Boson sampling beyond the dilute regime: second moments and anti-concentration

TL;DR

This paper advances the understanding of boson sampling's output statistics beyond the dilute regime, providing new analytical tools and demonstrating anti-concentration properties crucial for quantum advantage proofs.

Contribution

It introduces representation-theoretic methods to derive second moments and anti-concentration results for boson sampling in regimes of experimental interest.

Findings

Derived closed-form expressions for second moments of bosonic observables.

Established anti-concentration of output probabilities beyond the dilute regime.

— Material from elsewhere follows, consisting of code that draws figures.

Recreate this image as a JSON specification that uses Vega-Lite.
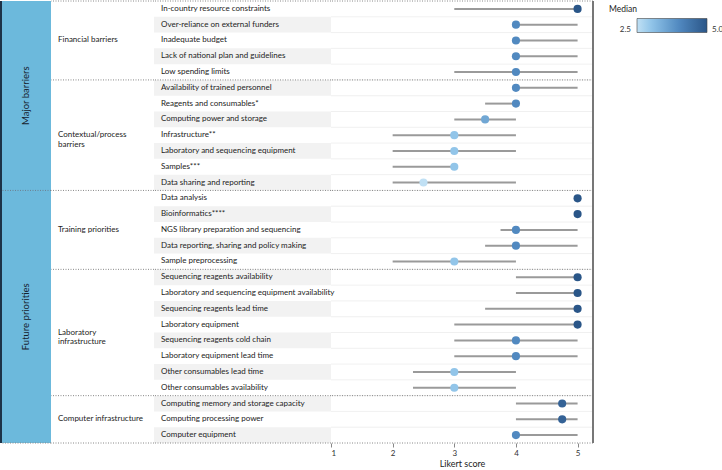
{
  "$schema": "https://vega.github.io/schema/vega-lite/v6.json",
  "padding": {"left": 0, "top": 0, "right": 0, "bottom": 1},
  "bounds": "flush",
  "spacing": 0,
  "config": {"view": {"stroke": null}, "font": "Lato", "text": {"font": "Lato"}},
  "datasets": {
    "items": [
      {"section": "Major barriers", "group": "Financial barriers", "item": "In-country resource constraints", "low": 3, "median": 5, "high": 5},
      {"section": "Major barriers", "group": "Financial barriers", "item": "Over-reliance on external funders", "low": 4, "median": 4, "high": 5},
      {"section": "Major barriers", "group": "Financial barriers", "item": "Inadequate budget", "low": 4, "median": 4, "high": 5},
      {"section": "Major barriers", "group": "Financial barriers", "item": "Lack of national plan and guidelines", "low": 4, "median": 4, "high": 5},
      {"section": "Major barriers", "group": "Financial barriers", "item": "Low spending limits", "low": 3, "median": 4, "high": 5},
      {"section": "Major barriers", "group": "Contextual/process barriers", "item": "Availability of trained personnel", "low": 4, "median": 4, "high": 5},
      {"section": "Major barriers", "group": "Contextual/process barriers", "item": "Reagents and consumables*", "low": 3.5, "median": 4, "high": 4},
      {"section": "Major barriers", "group": "Contextual/process barriers", "item": "Computing power and storage", "low": 3, "median": 3.5, "high": 4},
      {"section": "Major barriers", "group": "Contextual/process barriers", "item": "Infrastructure**", "low": 2, "median": 3, "high": 4},
      {"section": "Major barriers", "group": "Contextual/process barriers", "item": "Laboratory and sequencing equipment", "low": 2, "median": 3, "high": 4},
      {"section": "Major barriers", "group": "Contextual/process barriers", "item": "Samples***", "low": 2, "median": 3, "high": 3},
      {"section": "Major barriers", "group": "Contextual/process barriers", "item": "Data sharing and reporting", "low": 2, "median": 2.5, "high": 4},
      {"section": "Future priorities", "group": "Training priorities", "item": "Data analysis", "low": 5, "median": 5, "high": 5},
      {"section": "Future priorities", "group": "Training priorities", "item": "Bioinformatics****", "low": 5, "median": 5, "high": 5},
      {"section": "Future priorities", "group": "Training priorities", "item": "NGS library preparation and sequencing", "low": 3.75, "median": 4, "high": 5},
      {"section": "Future priorities", "group": "Training priorities", "item": "Data reporting, sharing and policy making", "low": 3.5, "median": 4, "high": 5},
      {"section": "Future priorities", "group": "Training priorities", "item": "Sample preprocessing", "low": 2, "median": 3, "high": 4},
      {"section": "Future priorities", "group": "Laboratory infrastructure", "item": "Sequencing reagents availability", "low": 4, "median": 5, "high": 5},
      {"section": "Future priorities", "group": "Laboratory infrastructure", "item": "Laboratory and sequencing equipment availability", "low": 4, "median": 5, "high": 5},
      {"section": "Future priorities", "group": "Laboratory infrastructure", "item": "Sequencing reagents lead time", "low": 3.5, "median": 5, "high": 5},
      {"section": "Future priorities", "group": "Laboratory infrastructure", "item": "Laboratory equipment", "low": 3, "median": 5, "high": 5},
      {"section": "Future priorities", "group": "Laboratory infrastructure", "item": "Sequencing reagents cold chain", "low": 3, "median": 4, "high": 5},
      {"section": "Future priorities", "group": "Laboratory infrastructure", "item": "Laboratory equipment lead time", "low": 3, "median": 4, "high": 5},
      {"section": "Future priorities", "group": "Laboratory infrastructure", "item": "Other consumables lead time", "low": 2.33, "median": 3, "high": 4},
      {"section": "Future priorities", "group": "Laboratory infrastructure", "item": "Other consumables availability", "low": 2.33, "median": 3, "high": 4},
      {"section": "Future priorities", "group": "Computer infrastructure", "item": "Computing memory and storage capacity", "low": 4, "median": 4.75, "high": 5},
      {"section": "Future priorities", "group": "Computer infrastructure", "item": "Computing processing power", "low": 4, "median": 4.75, "high": 5},
      {"section": "Future priorities", "group": "Computer infrastructure", "item": "Computer equipment", "low": 4, "median": 4, "high": 5}
    ],
    "labels": [
      {"level": "section", "label": "Major barriers", "anchor": "Reagents and consumables*", "rows": 12},
      {"level": "section", "label": "Future priorities", "anchor": "Laboratory equipment", "rows": 16},
      {"level": "group", "label": "Financial barriers", "anchor": "Inadequate budget", "rows": 5},
      {"level": "group", "label": "Contextual/process\nbarriers", "anchor": "Infrastructure**", "rows": 7},
      {"level": "group", "label": "Training priorities", "anchor": "NGS library preparation and sequencing", "rows": 5},
      {"level": "group", "label": "Laboratory\ninfrastructure", "anchor": "Sequencing reagents cold chain", "rows": 8},
      {"level": "group", "label": "Computer infrastructure", "anchor": "Computing processing power", "rows": 3}
    ]
  },
  "hconcat": [
    {
      "width": 50,
      "height": 442,
      "view": {"fill": "#6cb9dc", "stroke": null},
      "data": {"name": "items"},
      "layer": [
        {
          "mark": {"type": "rule", "color": "#1d3247", "strokeWidth": 2},
          "encoding": {"x": {"value": 0}}
        },
        {
          "transform": [
            {"window": [{"op": "row_number", "as": "k"}], "groupby": ["section"]},
            {"filter": "datum.k == 1 && datum.section != 'Major barriers'"}
          ],
          "mark": {"type": "rule", "color": "#6d7f8f", "strokeDash": [1, 1.5], "strokeWidth": 1},
          "encoding": {
            "y": {"field": "item", "type": "nominal", "bandPosition": 0, "axis": null, "scale": {"type": "band", "paddingInner": 0, "paddingOuter": 0, "domain": ["In-country resource constraints","Over-reliance on external funders","Inadequate budget","Lack of national plan and guidelines","Low spending limits","Availability of trained personnel","Reagents and consumables*","Computing power and storage","Infrastructure**","Laboratory and sequencing equipment","Samples***","Data sharing and reporting","Data analysis","Bioinformatics****","NGS library preparation and sequencing","Data reporting, sharing and policy making","Sample preprocessing","Sequencing reagents availability","Laboratory and sequencing equipment availability","Sequencing reagents lead time","Laboratory equipment","Sequencing reagents cold chain","Laboratory equipment lead time","Other consumables lead time","Other consumables availability","Computing memory and storage capacity","Computing processing power","Computer equipment"]}}
          }
        },
        {
          "transform": [
            {"window": [{"op": "row_number", "as": "k"}]},
            {"joinaggregate": [{"op": "count", "as": "n"}]},
            {"filter": "datum.k == datum.n"}
          ],
          "mark": {"type": "rule", "color": "#888888", "strokeDash": [1, 1.5], "strokeWidth": 1},
          "encoding": {"y": {"field": "item", "type": "nominal", "bandPosition": 1}}
        },
        {
          "data": {"name": "labels"},
          "transform": [{"filter": "datum.level == 'section'"}],
          "mark": {"type": "text", "angle": 270, "fontSize": 9.5, "color": "#16222e"},
          "encoding": {
            "y": {"field": "anchor", "type": "nominal", "bandPosition": 0},
            "text": {"field": "label"}
          }
        }
      ]
    },
    {
      "width": 103,
      "height": 442,
      "data": {"name": "items"},
      "layer": [
        {
          "transform": [
            {"window": [{"op": "row_number", "as": "k"}], "groupby": ["group"]},
            {"filter": "datum.k == 1"}
          ],
          "mark": {"type": "rule", "color": "#888888", "strokeDash": [1, 1.5], "strokeWidth": 1},
          "encoding": {
            "y": {"field": "item", "type": "nominal", "bandPosition": 0, "axis": null, "scale": {"type": "band", "paddingInner": 0, "paddingOuter": 0, "domain": ["In-country resource constraints","Over-reliance on external funders","Inadequate budget","Lack of national plan and guidelines","Low spending limits","Availability of trained personnel","Reagents and consumables*","Computing power and storage","Infrastructure**","Laboratory and sequencing equipment","Samples***","Data sharing and reporting","Data analysis","Bioinformatics****","NGS library preparation and sequencing","Data reporting, sharing and policy making","Sample preprocessing","Sequencing reagents availability","Laboratory and sequencing equipment availability","Sequencing reagents lead time","Laboratory equipment","Sequencing reagents cold chain","Laboratory equipment lead time","Other consumables lead time","Other consumables availability","Computing memory and storage capacity","Computing processing power","Computer equipment"]}}
          }
        },
        {
          "transform": [
            {"window": [{"op": "row_number", "as": "k"}]},
            {"joinaggregate": [{"op": "count", "as": "n"}]},
            {"filter": "datum.k == datum.n"}
          ],
          "mark": {"type": "rule", "color": "#888888", "strokeDash": [1, 1.5], "strokeWidth": 1},
          "encoding": {"y": {"field": "item", "type": "nominal", "bandPosition": 1}}
        },
        {
          "data": {"name": "labels"},
          "transform": [{"filter": "datum.level == 'group' && datum.rows % 2 == 1"}],
          "mark": {"type": "text", "align": "left", "baseline": "middle", "dx": 7, "fontSize": 8, "lineHeight": 9.5, "lineBreak": "\n", "color": "#222222"},
          "encoding": {
            "x": {"value": 0},
            "y": {"field": "anchor", "type": "nominal", "bandPosition": 0.5},
            "text": {"field": "label"}
          }
        },
        {
          "data": {"name": "labels"},
          "transform": [{"filter": "datum.level == 'group' && datum.rows % 2 == 0"}],
          "mark": {"type": "text", "align": "left", "baseline": "middle", "dx": 7, "fontSize": 8, "lineHeight": 9.5, "lineBreak": "\n", "color": "#222222"},
          "encoding": {
            "x": {"value": 0},
            "y": {"field": "anchor", "type": "nominal", "bandPosition": 0},
            "text": {"field": "label"}
          }
        }
      ]
    },
    {
      "width": 177,
      "height": 442,
      "data": {"name": "items"},
      "layer": [
        {
          "transform": [
            {"window": [{"op": "row_number", "as": "k"}]},
            {"filter": "datum.k % 2 == 0"}
          ],
          "mark": {"type": "rect", "color": "#f2f2f2"},
          "encoding": {
            "y": {"field": "item", "type": "nominal", "axis": null, "scale": {"type": "band", "paddingInner": 0, "paddingOuter": 0, "domain": ["In-country resource constraints","Over-reliance on external funders","Inadequate budget","Lack of national plan and guidelines","Low spending limits","Availability of trained personnel","Reagents and consumables*","Computing power and storage","Infrastructure**","Laboratory and sequencing equipment","Samples***","Data sharing and reporting","Data analysis","Bioinformatics****","NGS library preparation and sequencing","Data reporting, sharing and policy making","Sample preprocessing","Sequencing reagents availability","Laboratory and sequencing equipment availability","Sequencing reagents lead time","Laboratory equipment","Sequencing reagents cold chain","Laboratory equipment lead time","Other consumables lead time","Other consumables availability","Computing memory and storage capacity","Computing processing power","Computer equipment"]}}
          }
        },
        {
          "transform": [
            {"window": [{"op": "row_number", "as": "k"}], "groupby": ["group"]},
            {"filter": "datum.k == 1"}
          ],
          "mark": {"type": "rule", "color": "#888888", "strokeDash": [1, 1.5], "strokeWidth": 1},
          "encoding": {"y": {"field": "item", "type": "nominal", "bandPosition": 0}}
        },
        {
          "transform": [
            {"window": [{"op": "row_number", "as": "k"}]},
            {"joinaggregate": [{"op": "count", "as": "n"}]},
            {"filter": "datum.k == datum.n"}
          ],
          "mark": {"type": "rule", "color": "#888888", "strokeDash": [1, 1.5], "strokeWidth": 1},
          "encoding": {"y": {"field": "item", "type": "nominal", "bandPosition": 1}}
        },
        {
          "mark": {"type": "text", "align": "left", "baseline": "middle", "dx": 7, "fontSize": 8, "color": "#222222"},
          "encoding": {
            "x": {"value": 0},
            "y": {"field": "item", "type": "nominal"},
            "text": {"field": "item"}
          }
        }
      ]
    },
    {
      "width": 262,
      "height": 442,
      "data": {"name": "items"},
      "layer": [
        {
          "transform": [
            {"window": [{"op": "row_number", "as": "k"}]},
            {"filter": "datum.k > 1"}
          ],
          "mark": {"type": "rule", "color": "#ececec", "strokeWidth": 0.8},
          "encoding": {
            "y": {"field": "item", "type": "nominal", "bandPosition": 0, "axis": null, "scale": {"type": "band", "paddingInner": 0, "paddingOuter": 0, "domain": ["In-country resource constraints","Over-reliance on external funders","Inadequate budget","Lack of national plan and guidelines","Low spending limits","Availability of trained personnel","Reagents and consumables*","Computing power and storage","Infrastructure**","Laboratory and sequencing equipment","Samples***","Data sharing and reporting","Data analysis","Bioinformatics****","NGS library preparation and sequencing","Data reporting, sharing and policy making","Sample preprocessing","Sequencing reagents availability","Laboratory and sequencing equipment availability","Sequencing reagents lead time","Laboratory equipment","Sequencing reagents cold chain","Laboratory equipment lead time","Other consumables lead time","Other consumables availability","Computing memory and storage capacity","Computing processing power","Computer equipment"]}}
          }
        },
        {
          "transform": [
            {"window": [{"op": "row_number", "as": "k"}], "groupby": ["group"]},
            {"filter": "datum.k == 1"}
          ],
          "mark": {"type": "rule", "color": "#888888", "strokeDash": [1, 1.5], "strokeWidth": 1},
          "encoding": {"y": {"field": "item", "type": "nominal", "bandPosition": 0}}
        },
        {
          "transform": [
            {"window": [{"op": "row_number", "as": "k"}]},
            {"joinaggregate": [{"op": "count", "as": "n"}]},
            {"filter": "datum.k == datum.n"}
          ],
          "mark": {"type": "rule", "color": "#888888", "strokeDash": [1, 1.5], "strokeWidth": 1},
          "encoding": {"y": {"field": "item", "type": "nominal", "bandPosition": 1}}
        },
        {
          "mark": {"type": "rule", "color": "#9a9a9a", "strokeWidth": 2},
          "encoding": {
            "y": {"field": "item", "type": "nominal"},
            "x": {"field": "low", "type": "quantitative", "scale": {"domain": [1, 5.25], "nice": false, "zero": false},
              "axis": {"values": [1, 2, 3, 4, 5], "format": "d", "title": "Likert score", "domain": false, "grid": false, "tickSize": 4, "tickColor": "#888888", "labelFontSize": 8, "labelColor": "#333333", "labelPadding": 2, "titleFontSize": 9, "titleFontWeight": "normal", "titleColor": "#222222", "titlePadding": 2}},
            "x2": {"field": "high"}
          }
        },
        {
          "mark": {"type": "rule", "color": "#777777", "strokeWidth": 1.5},
          "encoding": {"x": {"datum": 5.25, "type": "quantitative"}}
        },
        {
          "mark": {"type": "circle", "size": 66, "opacity": 1},
          "encoding": {
            "y": {"field": "item", "type": "nominal"},
            "x": {"field": "median", "type": "quantitative"},
            "color": {"field": "median", "type": "quantitative",
              "scale": {"domain": [2.5, 3, 4, 5], "range": ["#c0e0f4", "#92c5e9", "#5189c0", "#2a5688"]},
              "legend": {"title": "Median", "orient": "right", "direction": "horizontal", "gradientLength": 70, "gradientThickness": 14, "values": [2.5, 5], "format": ".1f",
                "labelOffset": -7, "labelBaseline": "middle", "labelFontSize": 8, "labelColor": "#333333", "titleFontSize": 8.5, "titleFontWeight": "normal", "titleColor": "#222222", "offset": 11, "padding": 4, "gradientStrokeColor": "#444444", "gradientStrokeWidth": 0.6,
                "encoding": {
                  "labels": {"align": {"value": {"expr": "datum.value < 3.75 ? 'right' : 'left'"}}, "dx": {"value": {"expr": "datum.value < 3.75 ? -6 : 5"}}},
                  "title": {"dx": {"value": -28}}
                }
              }
            }
          }
        }
      ]
    }
  ]
}
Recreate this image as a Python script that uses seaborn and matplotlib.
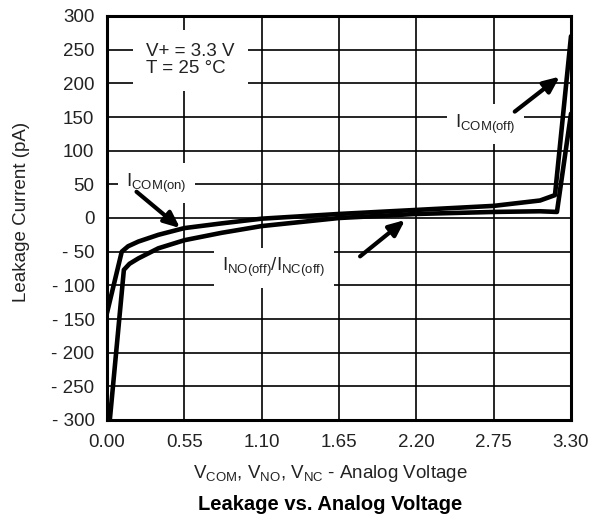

Strengthened complexity-theoretic hardness guarantees for boson sampling.

Abstract

Boson sampling is a leading candidate for demonstrating quantum advantage in photonic systems. Despite significant experimental and theoretical progress, a characterization of its output statistics remains incomplete. This is especially true beyond the dilute regime, where photon collisions and bunching become significant. The associated saturated regime, characterized by mode number growing linearly with photon number, or more generally sub-quadratically, is precisely the regime of greatest experimental interest. As a consequence, anti-concentration of the output distribution--a key ingredient in hardness arguments--remains poorly understood in boson sampling. In this work, we leverage representation-theoretic tools to address this gap, obtaining closed-form expressions for second moments of generic particle-number-preserving bosonic observables. We express these quantities in terms of Hilbert-Schmidt norms of projections onto irreducible components of the operator space and show that these projection norms admit compact analytical expressions by exploiting the underlying symmetry structure. Focusing on Fock state output probabilities, we further establish anti-concentration beyond the dilute regime. Together with recent complexity-theoretic results, our findings strengthen hardness guarantees for boson sampling in experimentally interesting settings.